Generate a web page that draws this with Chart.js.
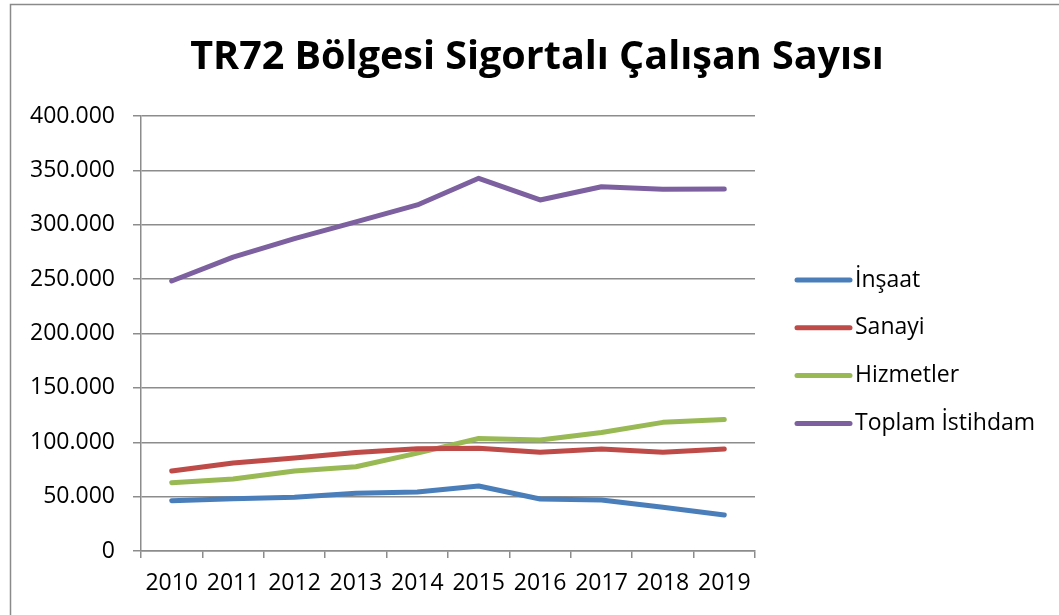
<!DOCTYPE html>
<html>
<head>
<meta charset="utf-8">
<script src="https://cdn.jsdelivr.net/npm/chart.js@4.4.0/dist/chart.umd.min.js"></script>
<style>
  html, body { margin: 0; padding: 0; background: #fff; }
  #wrap { position: relative; width: 1059px; height: 615px; }
</style>
</head>
<body>
<div id="wrap"><canvas id="c" width="1059" height="615"></canvas></div>
<script>
const years = ['2010','2011','2012','2013','2014','2015','2016','2017','2018','2019'];
const insaat = [46300, 48100, 49400, 53000, 54200, 59800, 47800, 46900, 40200, 33100];
const sanayi = [73600, 81000, 85500, 90500, 94000, 94400, 90800, 93800, 90800, 93800];
const hizmetler = [62800, 66200, 73500, 77500, 90000, 103500, 102000, 109000, 118300, 121000];
const toplam = [248300, 270300, 287200, 302700, 318200, 342700, 322800, 335000, 332600, 332900];
const seriesNames = ['İnşaat', 'Sanayi', 'Hizmetler', 'Toplam İstihdam'];
const seriesColors = ['#4a7ebb', '#be4b48', '#98b954', '#7d60a0'];
const titleText = 'TR72 Bölgesi Sigortalı Çalışan Sayısı';
const yMax = 400000, yStep = 50000;

Chart.defaults.font.family = "'Open Sans', 'DejaVu Sans', sans-serif";
Chart.defaults.color = '#000';

function fmt(v) {
  return String(Math.round(v)).replace(/\B(?=(\d{3})+(?!\d))/g, '.');
}

const frame = {
  id: 'frame',
  beforeDraw(chart) {
    const ctx = chart.ctx;
    ctx.save();
    ctx.fillStyle = '#fff';
    ctx.fillRect(0, 0, chart.width, chart.height);
    ctx.strokeStyle = '#8a8a8a';
    ctx.lineWidth = 1.5;
    ctx.strokeRect(10.5, 4.5, 1060, 620);
    ctx.restore();
  }
};

const chartTitle = {
  id: 'chartTitle',
  afterDraw(chart) {
    const ctx = chart.ctx;
    ctx.save();
    ctx.fillStyle = '#000';
    ctx.font = "bold 39.5px 'Open Sans', sans-serif";
    ctx.textAlign = 'center';
    ctx.textBaseline = 'middle';
    ctx.fillText(titleText, 537, 58);
    ctx.restore();
  }
};

const customLegend = {
  id: 'customLegend',
  afterDraw(chart) {
    const ctx = chart.ctx;
    ctx.save();
    const x0 = 797, x1 = 850, tx = 855, y0 = 280, dy = 47.8;
    chart.data.datasets.forEach((ds, i) => {
      const y = y0 + i * dy;
      ctx.strokeStyle = ds.borderColor;
      ctx.lineWidth = 5;
      ctx.lineCap = 'round';
      ctx.beginPath();
      ctx.moveTo(x0, y);
      ctx.lineTo(x1, y);
      ctx.stroke();
      ctx.fillStyle = '#000';
      ctx.font = "23px 'Open Sans', sans-serif";
      ctx.textBaseline = 'middle';
      ctx.textAlign = 'left';
      ctx.fillText(ds.label, tx, y);
    });
    ctx.restore();
  }
};

const seriesData = [insaat, sanayi, hizmetler, toplam];

new Chart(document.getElementById('c'), {
  type: 'line',
  data: {
    labels: years,
    datasets: seriesData.map((d, i) => ({
      label: seriesNames[i],
      data: d,
      borderColor: seriesColors[i],
      backgroundColor: seriesColors[i],
      borderWidth: 5,
      borderCapStyle: 'round',
      borderJoinStyle: 'round',
      pointRadius: 0,
      pointHoverRadius: 0,
      tension: 0,
      fill: false
    }))
  },
  options: {
    responsive: false,
    animation: false,
    devicePixelRatio: 1,
    layout: { padding: { left: 0, right: 304, top: 116, bottom: 0 } },
    plugins: {
      legend: { display: false },
      tooltip: { enabled: false },
      title: { display: false }
    },
    scales: {
      x: {
        offset: true,
        grid: {
          offset: true,
          drawOnChartArea: false,
          drawTicks: true,
          tickLength: 7,
          color: '#8c8c8c',
          lineWidth: 1.5
        },
        border: { display: true, color: '#8c8c8c', width: 1.5 },
        ticks: { font: { size: 23 }, padding: 12, maxRotation: 0, autoSkip: false },
        afterFit(scale) { scale.height = 64; }
      },
      y: {
        min: 0,
        max: yMax,
        grid: {
          color: '#8c8c8c',
          lineWidth: 1.5,
          tickLength: 8,
          drawTicks: true
        },
        border: { display: true, color: '#8c8c8c', width: 1.5 },
        ticks: {
          stepSize: yStep,
          font: { size: 23 },
          padding: 18,
          callback: (v) => fmt(v)
        },
        afterFit(scale) { scale.width = 141; }
      }
    }
  },
  plugins: [frame, chartTitle, customLegend]
});
</script>
</body>
</html>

——————

From the top of the listing above, repeat each line exactly until you reach the line containing "Chart.defaults.color = '#000';", and repeat that one too. Leave the pictures out.

Generate a web page that draws this with Chart.js.
<!DOCTYPE html>
<html>
<head>
<meta charset="utf-8">
<script src="https://cdn.jsdelivr.net/npm/chart.js@4.4.0/dist/chart.umd.min.js"></script>
<style>
  html, body { margin: 0; padding: 0; background: #fff; }
  #wrap { position: relative; width: 1059px; height: 615px; }
</style>
</head>
<body>
<div id="wrap"><canvas id="c" width="1059" height="615"></canvas></div>
<script>
const years = ['2010','2011','2012','2013','2014','2015','2016','2017','2018','2019'];
const insaat = [46300, 48100, 49400, 53000, 54200, 59800, 47800, 46900, 40200, 33100];
const sanayi = [73600, 81000, 85500, 90500, 94000, 94400, 90800, 93800, 90800, 93800];
const hizmetler = [62800, 66200, 73500, 77500, 90000, 103500, 102000, 109000, 118300, 121000];
const toplam = [248300, 270300, 287200, 302700, 318200, 342700, 322800, 335000, 332600, 332900];
const seriesNames = ['İnşaat', 'Sanayi', 'Hizmetler', 'Toplam İstihdam'];
const seriesColors = ['#4a7ebb', '#be4b48', '#98b954', '#7d60a0'];
const titleText = 'TR72 Bölgesi Sigortalı Çalışan Sayısı';
const yMax = 400000, yStep = 50000;

Chart.defaults.font.family = "'Open Sans', 'DejaVu Sans', sans-serif";
Chart.defaults.color = '#000';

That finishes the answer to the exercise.